Auntie Patty laid to rest in Windhoek
Priscilla Charlene Geingos, the first wife of Prime Minister Hage Geingob, has been laid to rest in a Windhoek cemetery.
Geingos, who was also known as Auntie Patty or Meme Niilonga, was laid to rest at the Gammams Cemetery. Over 200 of mourners, including Geingob, the first president of Zambia Kenneth Kaunda, Speaker of the National Assembly Dr Theo-Ben Gurirab, and other high-ranking government ministers and officials braved the heat to pay their last respects to Geingos.
The 69-year-old Geingos died at the Windhoek Medi-Clinic last Wednesday, after a long battle with cancer.
She was born in New York to a Caribbean father and an American mother. She married Geingob on January 23, 1967 and they have one daughter together, Nangula Geingos.

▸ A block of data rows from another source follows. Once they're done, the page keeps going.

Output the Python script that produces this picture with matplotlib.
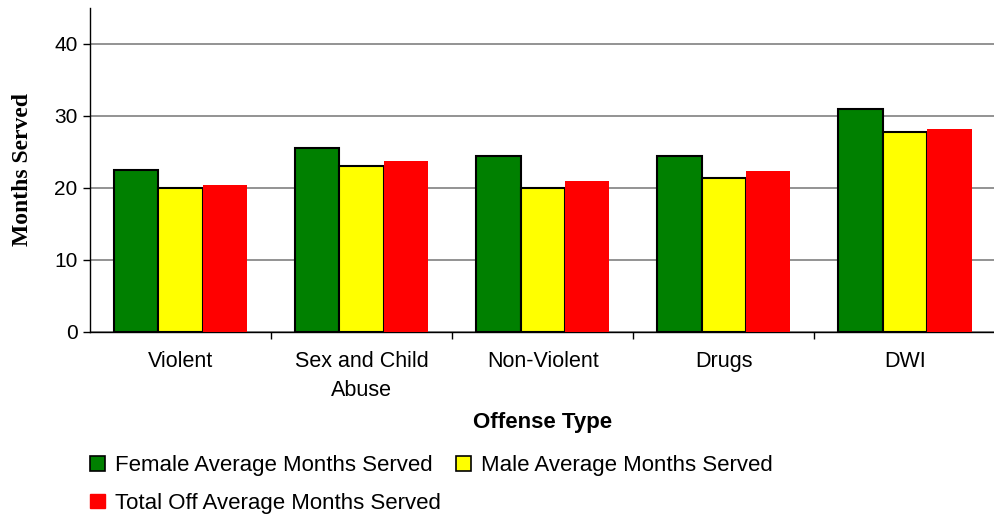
import numpy as np
import matplotlib.pyplot as plt
from matplotlib.patches import Patch

categories = ["Violent", "Sex and Child\nAbuse", "Non-Violent", "Drugs", "DWI"]
female = [22.5, 25.5, 24.4, 24.4, 31.0]
male = [20.0, 23.0, 20.0, 21.3, 27.7]
total = [20.4, 23.7, 21.0, 22.3, 28.2]

plt.rcParams["font.family"] = ["Liberation Sans", "DejaVu Sans"]

fig = plt.figure(figsize=(9.95, 5.17), dpi=100)
ax = fig.add_axes([0.0905, 0.358, 0.91, 0.627])

x = np.arange(len(categories))
w = 0.245
ax.bar(x - w, female, w, color="#008000", edgecolor="black", linewidth=1.5, zorder=3)
ax.bar(x, male, w, color="#ffff00", edgecolor="black", linewidth=1.5, zorder=3)
ax.bar(x + w, total, w, color="#ff0000", linewidth=0, zorder=3)

ax.set_xlim(-0.5, len(categories) - 0.5)
ax.set_ylim(0, 45)
ax.set_yticks([0, 10, 20, 30, 40])
ax.yaxis.grid(True, color="#808080", linewidth=1.2, zorder=0)

# category labels in the middle, tick marks on the group boundaries
ax.set_xticks(x)
ax.set_xticklabels(categories, fontsize=15.5, linespacing=1.45)
ax.tick_params(axis="x", which="major", length=0, pad=14)
ax.set_xticks(np.arange(len(categories)) + 0.5, minor=True)
ax.tick_params(axis="x", which="minor", length=5, width=1, color="black")
ax.tick_params(axis="y", length=5, width=1, labelsize=15, pad=4)

for side in ("top", "right"):
    ax.spines[side].set_visible(False)
ax.spines["left"].set_linewidth(1)
ax.spines["bottom"].set_linewidth(1)

ax.set_ylabel("Months Served", fontsize=17, fontweight="bold",
              family="Liberation Serif", labelpad=15)
ax.set_xlabel("Offense Type", fontsize=16, fontweight="bold", labelpad=8)

handles = [
    Patch(facecolor="#008000", edgecolor="black", linewidth=1.2,
          label="Female Average Months Served"),
    Patch(facecolor="#ff0000", edgecolor="#ff0000",
          label="Total Off Average Months Served"),
    Patch(facecolor="#ffff00", edgecolor="black", linewidth=1.2,
          label="Male Average Months Served"),
]
fig.legend(handles=handles, loc="upper left", bbox_to_anchor=(0.082, 0.137),
           ncol=2, frameon=False, fontsize=16, handlelength=0.65,
           handleheight=0.65, handletextpad=0.45, columnspacing=0.7,
           labelspacing=0.75, borderaxespad=0)

fig.savefig("out.png", dpi=100)
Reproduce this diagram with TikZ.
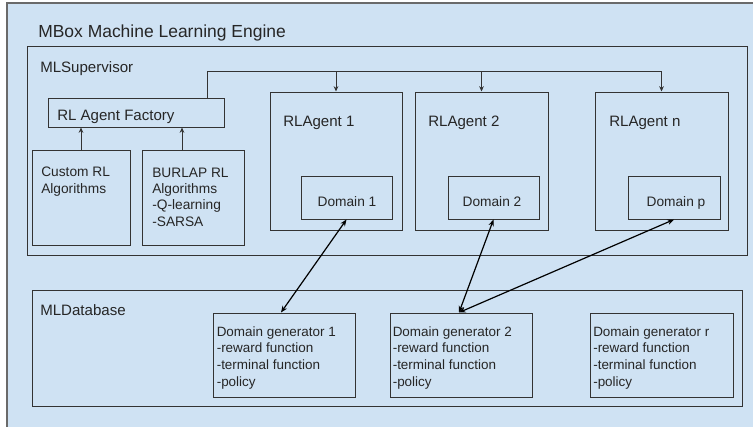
\documentclass[tikz,border=0pt]{standalone}
\usepackage{fontspec}
\setmainfont{Liberation Sans}
\usetikzlibrary{arrows.meta}
\usetikzlibrary{fit}
\usetikzlibrary{calc}

\definecolor{paneblue}{HTML}{CFE2F3}
\definecolor{rim}{HTML}{6A6A6A}
\definecolor{ink}{HTML}{333333}

\tikzset{
  pane/.style={draw=ink, line width=0.75pt, inner sep=0pt},
  caption/.style={anchor=base west, inner sep=0pt, text=black!85, font=\fontsize{11.3}{13}\selectfont},
  note/.style={anchor=base west, inner sep=0pt, align=left, text=black!85, font=\fontsize{10.3}{12.2}\selectfont},
  gen/.style={anchor=base west, inner sep=0pt, align=left, text=black!85, font=\fontsize{10.1}{12.5}\selectfont},
  tip/.style={-{Stealth[length=4pt, width=3.5pt]}, draw=ink, line width=0.75pt},
  link/.style={{Stealth[length=5pt, width=4pt]}-{Stealth[length=5pt, width=4pt]}, line width=0.9pt},
}

\begin{document}
\begin{tikzpicture}[x=0.75pt, y=-0.75pt]
    \clip (0,0) rectangle (753,426);
    \fill[paneblue] (7,3) rectangle (760,430);
    \draw[rim, line width=1.4pt] (7,3) rectangle (760,430);
    \node[caption, font=\fontsize{13.1}{15}\selectfont] (engine) at (38,37.5) {MBox Machine Learning Engine};

    % supervisor side
    \node[pane, fit={(27,46) (747,255)}] (supervisor) {};
    \node[caption] (suplabel) at (40,72.7) {MLSupervisor};

    \node[pane, fit={(48,98) (224,127)}] (factory) {};
    \node[caption] (factorylabel) at (57,120) {RL Agent Factory};

    % multi-line labels sit on their last baseline
    \node[pane, fit={(32,150) (130,245)}] (custom) {};
    \node[note] (customlabel) at (41,193) {Custom RL\\Algorithms};
    \node[pane, fit={(142,150) (244,245)}] (burlap) {};
    \node[note] (burlaplabel) at (152,226) {BURLAP RL\\Algorithms\\-Q-learning\\-SARSA};

    \node[pane, fit={(270,92) (402,230)}] (agent1) {};
    \node[caption] (agent1label) at (283,126.7) {RLAgent 1};
    \node[pane, fit={(415,92) (548,230)}] (agent2) {};
    \node[caption] (agent2label) at (428,126.7) {RLAgent 2};
    \node[pane, fit={(595,92) (728,230)}] (agentn) {};
    \node[caption] (agentnlabel) at (609,126.7) {RLAgent n};

    \node[pane, fit={(301,176) (392,219)}] (dom1) {};
    \node[note, anchor=base] (dom1label) at (347,206.7) {Domain 1};
    \node[pane, fit={(448,176) (539,219)}] (dom2) {};
    \node[note, anchor=base] (dom2label) at (492,206.7) {Domain 2};
    \node[pane, fit={(628,176) (720,219)}] (domp) {};
    \node[note, anchor=base] (domplabel) at (676,206.7) {Domain p};

    \draw[tip] (custom.north) -- (factory.south -| custom.north);
    \draw[tip] ($(burlap.north)+(-11,0)$) -- ($(factory.south -| burlap.north)+(-11,0)$);

    % agent bus
    \coordinate (bus) at (207,71);
    \draw[tip] (bus |- factory.north) -- (bus) -| (agentn.north);
    \draw[tip] (agent1.north |- bus) -- (agent1.north);
    \draw[tip] (agent2.north |- bus) -- (agent2.north);

    % database side
    \node[pane, fit={(32,290) (742,406)}] (database) {};
    \node[caption] (dblabel) at (40,315) {MLDatabase};

    \node[pane, fit={(213,313) (355,397)}] (gen1) {};
    \node[gen] (gen1label) at (216.5,386) {Domain generator 1\\-reward function\\-terminal function\\-policy};
    \node[pane, fit={(390,313) (532,397)}] (gen2) {};
    \node[gen] (gen2label) at (392.5,386) {Domain generator 2\\-reward function\\-terminal function\\-policy};
    \node[pane, fit={(590,313) (733,397)}] (genr) {};
    \node[gen] (genrlabel) at (593,386) {Domain generator r\\-reward function\\-terminal function\\-policy};

    \draw[link] (dom1.south) -- ($(gen1.north)+(-3,0)$);
    \draw[link] (dom2.south) -- ($(gen2.north)+(-2,0)$);
    \draw[link] (domp.south) -- ($(gen2.north)+(-2,0)$);
\end{tikzpicture}
\end{document}
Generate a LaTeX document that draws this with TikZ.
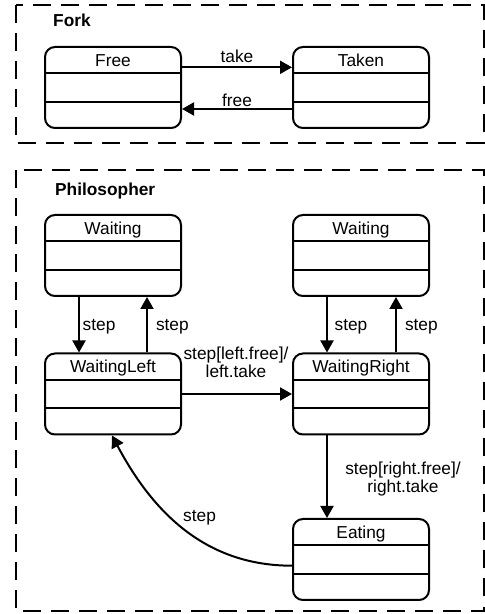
\documentclass[tikz,border=0pt]{standalone}
\usepackage{fontspec}
\setmainfont{Liberation Sans}
\usetikzlibrary{arrows.meta}
\newcommand\statefont{\fontsize{17.3}{18}\selectfont}
\tikzstyle{state}=[draw, line width=2pt, rounded corners=10pt, minimum width=136pt, minimum height=81pt, inner sep=0pt,
  path picture={\draw[line width=2pt] ([yshift=-26.5pt]path picture bounding box.north west) -- ([yshift=-26.5pt]path picture bounding box.north east)
    ([yshift=-55pt]path picture bounding box.north west) -- ([yshift=-55pt]path picture bounding box.north east);}]
\tikzstyle{lbl}=[inner sep=0pt, font=\statefont]
\tikzstyle{headtext}=[lbl, anchor=base, yshift=-20.3pt]
\tikzstyle{grouptitle}=[inner sep=0pt, font=\statefont\bfseries, anchor=base west]
\tikzstyle{flow}=[draw, line width=2pt, -{Triangle[length=12pt,width=13pt]}]
\tikzstyle{groupframe}=[draw, line width=2pt, dash pattern=on 18pt off 10pt]
\begin{document}
\begin{tikzpicture}[x=1pt, y=1pt]
\useasboundingbox (0,0) rectangle (485,614);
% Fork
\draw[groupframe] (16,609) rectangle (483.5,471);
\node[grouptitle] (forktitle) at (53,587) {Fork};
\node[state, label={[headtext]north:Free}] (free) at (113,526.5) {};
\node[state, label={[headtext]north:Taken}] (taken) at (361,526.5) {};
\draw[flow] ([yshift=20.2pt]free.east) -- node[lbl, anchor=base, yshift=4.6pt] {take} ([yshift=20.2pt]taken.west);
\draw[flow] ([yshift=-21.5pt]taken.west) -- node[lbl, anchor=base, yshift=2.3pt] {free} ([yshift=-21.5pt]free.east);
% Philosopher
\draw[groupframe] (16,444) rectangle (483.5,2.5);
\node[grouptitle] (philtitle) at (55,418) {Philosopher};
\node[state, label={[headtext]north:Waiting}] (waitl) at (113,358.5) {};
\node[state, label={[headtext]north:Waiting}] (waitr) at (361,358.5) {};
\node[state, label={[headtext]north:WaitingLeft}] (wleft) at (113,220) {};
\node[state, label={[headtext]north:WaitingRight}] (wright) at (361,220) {};
\node[state, label={[headtext]north:Eating}] (eating) at (361,54.5) {};
\draw[flow] ([xshift=-34pt]waitl.south) -- node[lbl, anchor=base west, xshift=2.7pt, yshift=-6.2pt] {step} ([xshift=-34pt]wleft.north);
\draw[flow] ([xshift=34pt]wleft.north) -- node[lbl, anchor=base west, xshift=8pt, yshift=-6.2pt] {step} ([xshift=34pt]waitl.south);
\draw[flow] ([xshift=-34pt]waitr.south) -- node[lbl, anchor=base west, xshift=6.6pt, yshift=-6.2pt] {step} ([xshift=-34pt]wright.north);
\draw[flow] ([xshift=35pt]wright.north) -- node[lbl, anchor=base west, xshift=8pt, yshift=-6.2pt] {step} ([xshift=35pt]waitr.south);
\draw[flow] (wleft.east) -- node[lbl, align=center, anchor=base, xshift=-1pt, yshift=16pt] {step[left.free]/\\left.take} (wright.west);
\draw[flow] ([xshift=-34pt]wright.south) -- node[lbl, align=center, anchor=base, xshift=76pt, yshift=-16.2pt] {step[right.free]/\\right.take} ([xshift=-34pt]eating.north);
\draw[flow] ([yshift=-6.2pt]eating.west) to[out=180, in=-62] node[lbl, pos=0.5, anchor=base, xshift=14.8pt, yshift=8pt] {step} ([xshift=-1pt]wleft.south);
\end{tikzpicture}
\end{document}
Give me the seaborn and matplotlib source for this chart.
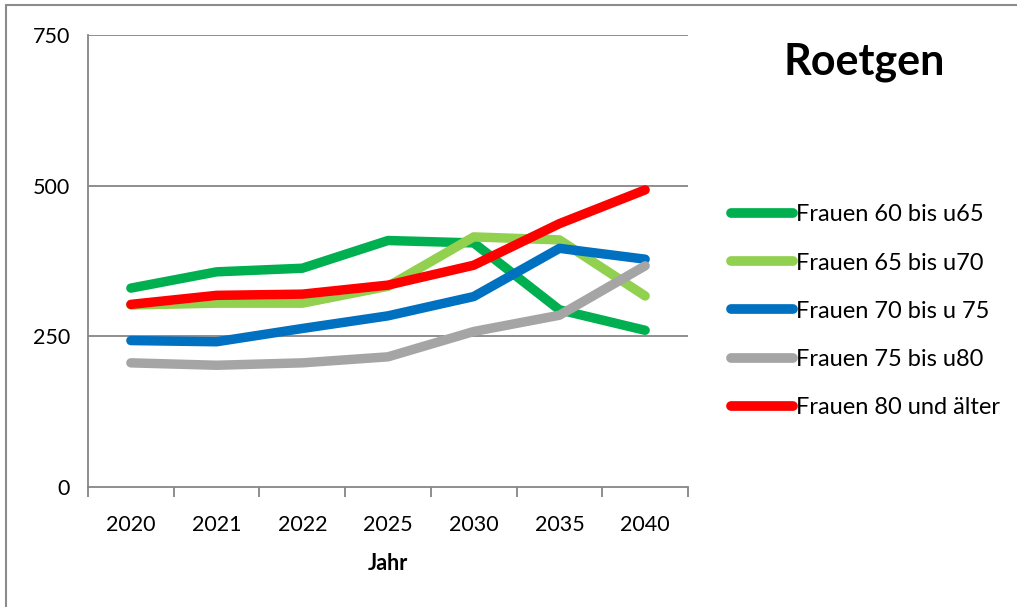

Geingos is survived by her daughters Nangula and Femi Francis-Leito, two sisters Naomi Angus and Anna Cash, grandchildren Naomi, Bahiyah and Jackson and several adopted children and grandchildren.
Geingos demonstrated great hospitality by housing the first Swapo office in New York.
She welcomed many Namibian freedom fighters, including Founding Father Sam Nuujoma, into her house.
She was given the name ‘Niilonga’, which means ‘a hard working person’, by the founding father.
When she moved to Namibia after independence in 1990, she served in various managerial positions at Cadilu Fishing, Nampost, Telecom Namibia, Future Kids and Air Namibia, among others.
Many described her as a loving and caring person at her funeral.
“She was like a grandmother to me, I will miss her,†said Rauna Hamakali, one of those who rent at Geingos’s house. University of Namibia (Unam) Professor Enos Kiremire described Geingos as one the few people with good governance skills in Africa.
He said he met Auntie Patty in Zambia during the liberation struggle.